__Exercise__:
Gather up the lines that contain "this".

__Code that draws figures__:
++++++++

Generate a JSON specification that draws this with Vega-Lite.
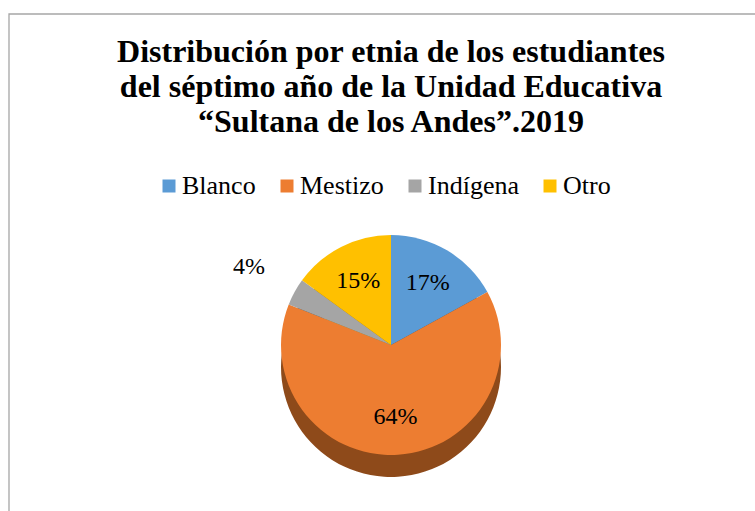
{
  "$schema": "https://vega.github.io/schema/vega-lite/v6.json",
  "autosize": {"type": "none"},
  "width": 764,
  "height": 662,
  "padding": {"left": 9, "top": 14, "right": -18, "bottom": -165},
  "background": "white",
  "config": {
    "view": {"stroke": null},
    "font": "Liberation Serif"
  },
  "title": {
    "text": ["Distribución por etnia de los estudiantes", "del séptimo año de la Unidad Educativa", "“Sultana de los Andes”.2019"],
    "font": "Liberation Serif",
    "fontSize": 32,
    "fontWeight": "bold",
    "color": "#000000",
    "lineHeight": 35,
    "anchor": "middle",
    "orient": "top",
    "offset": -126
  },
  "data": {
    "values": [
      {"etnia": "Blanco", "porcentaje": 0.17, "orden": 1},
      {"etnia": "Mestizo", "porcentaje": 0.64, "orden": 2},
      {"etnia": "Indígena", "porcentaje": 0.04, "orden": 3},
      {"etnia": "Otro", "porcentaje": 0.15, "orden": 4}
    ]
  },
  "layer": [
    {
      "data": {"values": [{"marco": "borde"}]},
      "mark": {"type": "rect", "fill": "white", "stroke": "#A6A6A6", "strokeWidth": 1.3},
      "encoding": {}
    },
    {
      "mark": {"type": "arc", "outerRadius": 110, "yOffset": 22},
      "encoding": {
        "theta": {"field": "porcentaje", "type": "quantitative", "stack": true},
        "order": {"field": "orden", "type": "quantitative"},
        "color": {
          "field": "etnia", "type": "nominal",
          "scale": {"domain": ["Blanco", "Mestizo", "Indígena", "Otro"], "range": ["#2F4F6F", "#8E4A1A", "#4A4A4A", "#9E7700"]},
          "legend": null
        }
      }
    },
    {
      "mark": {"type": "arc", "outerRadius": 110},
      "encoding": {
        "theta": {"field": "porcentaje", "type": "quantitative", "stack": true},
        "order": {"field": "orden", "type": "quantitative"},
        "color": {
          "field": "etnia", "type": "nominal",
          "scale": {"domain": ["Blanco", "Mestizo", "Indígena", "Otro"], "range": ["#5B9BD5", "#ED7D31", "#A5A5A5", "#FFC000"]},
          "legend": {
            "title": null,
            "orient": "none",
            "legendX": 147,
            "legendY": 159,
            "direction": "horizontal",
            "symbolType": "square",
            "symbolSize": 169,
            "symbolStrokeWidth": 0,
            "labelFont": "Liberation Serif",
            "labelFontSize": 26,
            "labelColor": "#000000",
            "labelOffset": 0,
            "columnPadding": 18,
            "padding": 0
          }
        }
      }
    },
    {
      "mark": {"type": "text", "radius": 72, "font": "Liberation Serif", "fontSize": 24, "fill": "#000000"},
      "encoding": {
        "theta": {"field": "porcentaje", "type": "quantitative", "stack": true},
        "order": {"field": "orden", "type": "quantitative"},
        "detail": {"field": "etnia", "type": "nominal"},
        "text": {
          "condition": {"test": "datum.etnia == 'Indígena'", "value": ""},
          "field": "porcentaje", "type": "quantitative", "format": ".0%"
        }
      }
    },
    {
      "mark": {"type": "text", "radius": 162, "font": "Liberation Serif", "fontSize": 24, "fill": "#000000"},
      "encoding": {
        "theta": {"field": "porcentaje", "type": "quantitative", "stack": true},
        "order": {"field": "orden", "type": "quantitative"},
        "detail": {"field": "etnia", "type": "nominal"},
        "text": {
          "condition": {"test": "datum.etnia != 'Indígena'", "value": ""},
          "field": "porcentaje", "type": "quantitative", "format": ".0%"
        }
      }
    }
  ],
  "resolve": {"scale": {"color": "independent"}}
}
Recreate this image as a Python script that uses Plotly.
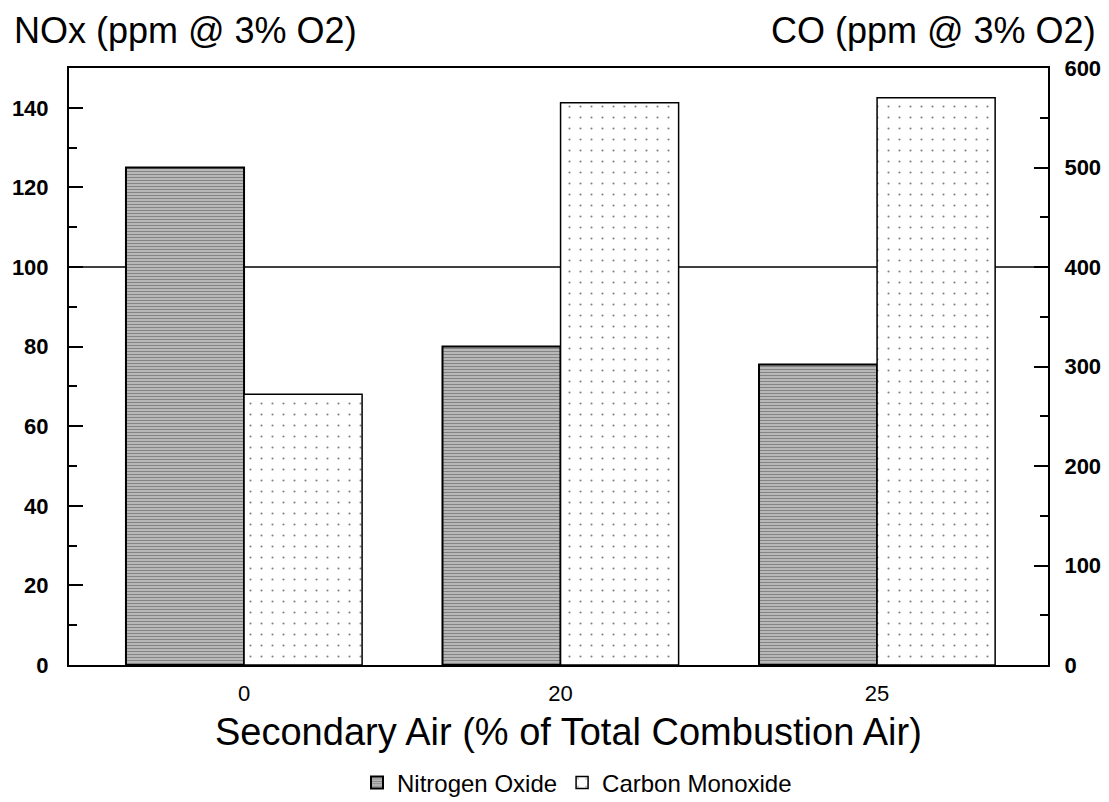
import plotly.graph_objects as go

categories = ["0", "20", "25"]
nox_values = [125, 80, 75.5]
co_values = [272, 565, 570]
left_ticks = [0, 20, 40, 60, 80, 100, 120, 140]
right_ticks = [0, 100, 200, 300, 400, 500, 600]
ref_line_nox = 100

FONT = "Liberation Sans, Arial, sans-serif"
W = 0.373
OFF = 8  # page body margin offset
FW, FH = 1109 - OFF, 802 - OFF
# desired plot box in screenshot pixels: x 69..1048, y 68..665
L = 69 - OFF
T = 68 - OFF
R = FW - (1048 - OFF)
B = FH - (665 - OFF)
PW, PH = FW - L - R, FH - T - B

def px_x(x):
    return (x - OFF - L) / PW

def px_y(y):
    return (FH - B - (y - OFF)) / PH

fig = go.Figure()
fig.add_trace(go.Bar(
    x=categories, y=nox_values, name="Nitrogen Oxide", yaxis="y",
    width=W, offset=-W,
    marker=dict(color="white", line=dict(color="black", width=2),
                pattern=dict(shape="-", fgcolor="#0a0a0a", bgcolor="white",
                             size=3, solidity=0.72)),
))
fig.add_trace(go.Bar(
    x=categories, y=co_values, name="Carbon Monoxide", yaxis="y2",
    width=W, offset=0,
    marker=dict(color="white", line=dict(color="black", width=1.5),
                pattern=dict(shape=".", fgcolor="black", bgcolor="white",
                             size=11, solidity=0.03)),
))

fig.add_shape(type="line", xref="paper", x0=0, x1=1, yref="y",
              y0=ref_line_nox, y1=ref_line_nox,
              line=dict(color="black", width=1.5), layer="below")

fig.update_layout(
    width=FW, height=FH,
    margin=dict(l=L, r=R, t=T, b=B, autoexpand=False),
    paper_bgcolor="white", plot_bgcolor="white",
    barmode="overlay",
    font=dict(family=FONT, color="black"),
    showlegend=True,
    legend=dict(orientation="h", x=px_x(577), xanchor="center", y=px_y(783), yanchor="middle",
                font=dict(size=24, family=FONT), traceorder="normal"),
    xaxis=dict(type="category", range=[-0.553, 2.54], showline=True, linewidth=2,
               linecolor="black", mirror=True, ticks="", showgrid=False,
               automargin=False, ticklabelstandoff=8,
               tickfont=dict(size=22, family=FONT)),
    yaxis=dict(range=[0, 150], tickmode="array", tickvals=left_ticks,
               ticktext=[f"<b>{v}</b>" for v in left_ticks],
               showline=True, linewidth=2, linecolor="black", showgrid=False,
               automargin=False, ticklabelstandoff=14,
               ticks="inside", ticklen=14, tickwidth=1.5, tickcolor="black",
               minor=dict(ticks="inside", ticklen=8, dtick=10, tickcolor="black", showgrid=False),
               tickfont=dict(size=22, family=FONT), zeroline=False),
    yaxis2=dict(range=[0, 600], overlaying="y", side="right", tickmode="array",
                tickvals=right_ticks, ticktext=[f"<b>{v}</b>" for v in right_ticks],
                showline=True, linewidth=2, linecolor="black", showgrid=False,
                automargin=False, ticklabelstandoff=10,
                ticks="inside", ticklen=14, tickwidth=1.5, tickcolor="black",
                minor=dict(ticks="inside", ticklen=8, dtick=50, tickcolor="black", showgrid=False),
                tickfont=dict(size=22, family=FONT), zeroline=False),
    annotations=[
        dict(text="NOx (ppm @ 3% O2)", xref="paper", yref="paper", x=px_x(12), y=px_y(30),
             xanchor="left", yanchor="middle", showarrow=False,
             font=dict(size=36, family=FONT)),
        dict(text="CO (ppm @ 3% O2)", xref="paper", yref="paper", x=px_x(1098), y=px_y(30),
             xanchor="right", yanchor="middle", showarrow=False,
             font=dict(size=36, family=FONT)),
        dict(text="Secondary Air (% of Total Combustion Air)", xref="paper", yref="paper",
             x=px_x(568), y=px_y(732), xanchor="center", yanchor="middle", showarrow=False,
             font=dict(size=38, family=FONT)),
    ],
)

fig.write_html("out.html")
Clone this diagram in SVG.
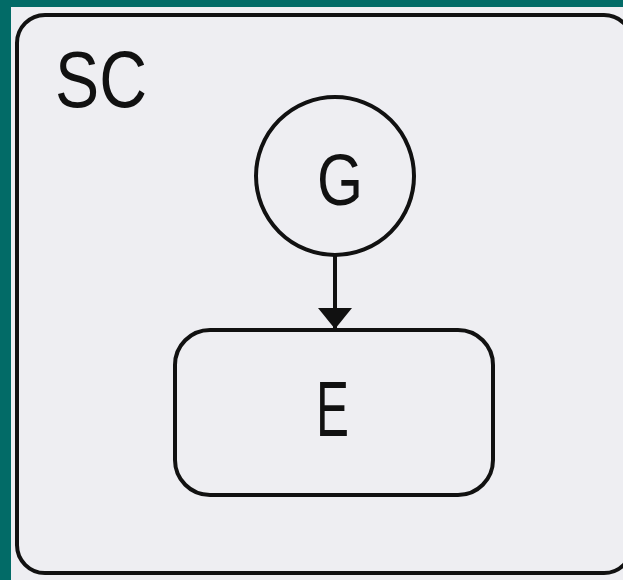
<svg xmlns="http://www.w3.org/2000/svg" width="623" height="580" viewBox="0 0 623 580">
  <defs>
    <style>
      .ln { fill: none; stroke: #111; stroke-width: 4; }
      .lbl { font-family: "Liberation Sans", Arial, sans-serif; fill: #111; }
    </style>
    <marker id="ah" markerWidth="22" markerHeight="34" refX="21" refY="17" orient="auto" markerUnits="userSpaceOnUse" viewBox="0 0 22 34">
      <path d="M0,0 L21,17 L0,34 Z" fill="#111"/>
    </marker>
  </defs>
  <rect x="0" y="0" width="623" height="580" fill="#026b67"/>
  <rect x="11" y="7" width="612" height="573" fill="#eeeef2"/>
  <g id="SC">
    <rect class="ln" x="17" y="15" width="615" height="558" rx="28" ry="28"/>
    <text class="lbl" x="55" y="107" font-size="79" textLength="92" lengthAdjust="spacingAndGlyphs">SC</text>
  </g>
  <g id="connectors">
    <line class="ln" x1="335" y1="256" x2="335" y2="329" stroke-width="3.5" marker-end="url(#ah)"/>
  </g>
  <g id="G">
    <circle class="ln" cx="335" cy="176" r="79"/>
    <text class="lbl" x="340" y="205" font-size="73" text-anchor="middle" textLength="46" lengthAdjust="spacingAndGlyphs">G</text>
  </g>
  <g id="E">
    <rect class="ln" x="175" y="330" width="318" height="165" rx="35" ry="35"/>
    <text class="lbl" x="316" y="436" font-size="78" textLength="33" lengthAdjust="spacingAndGlyphs">E</text>
  </g>
</svg>
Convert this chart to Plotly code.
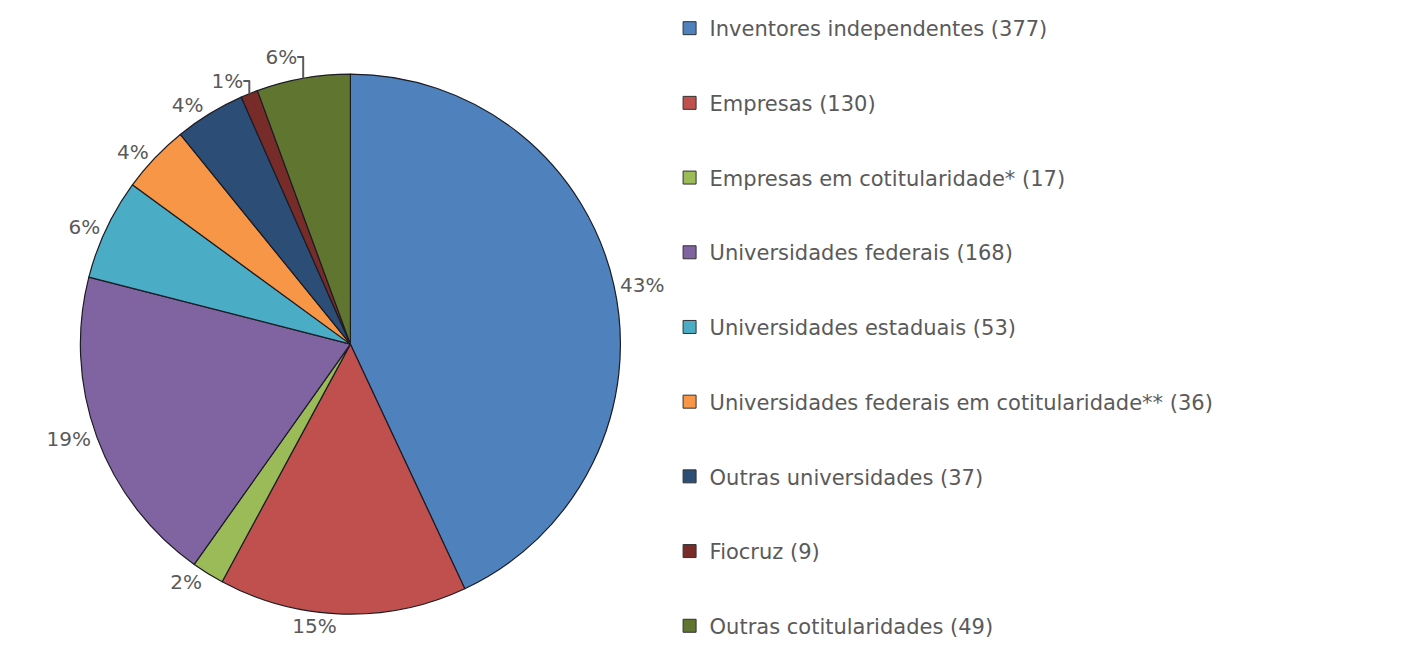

++++++++

__Worked solution__:
Generate a JSON specification that draws this with Vega-Lite.
Recreate this image as a Python script that uses Plotly.
Clone this diagram in SVG.
Convert this chart to Plotly code.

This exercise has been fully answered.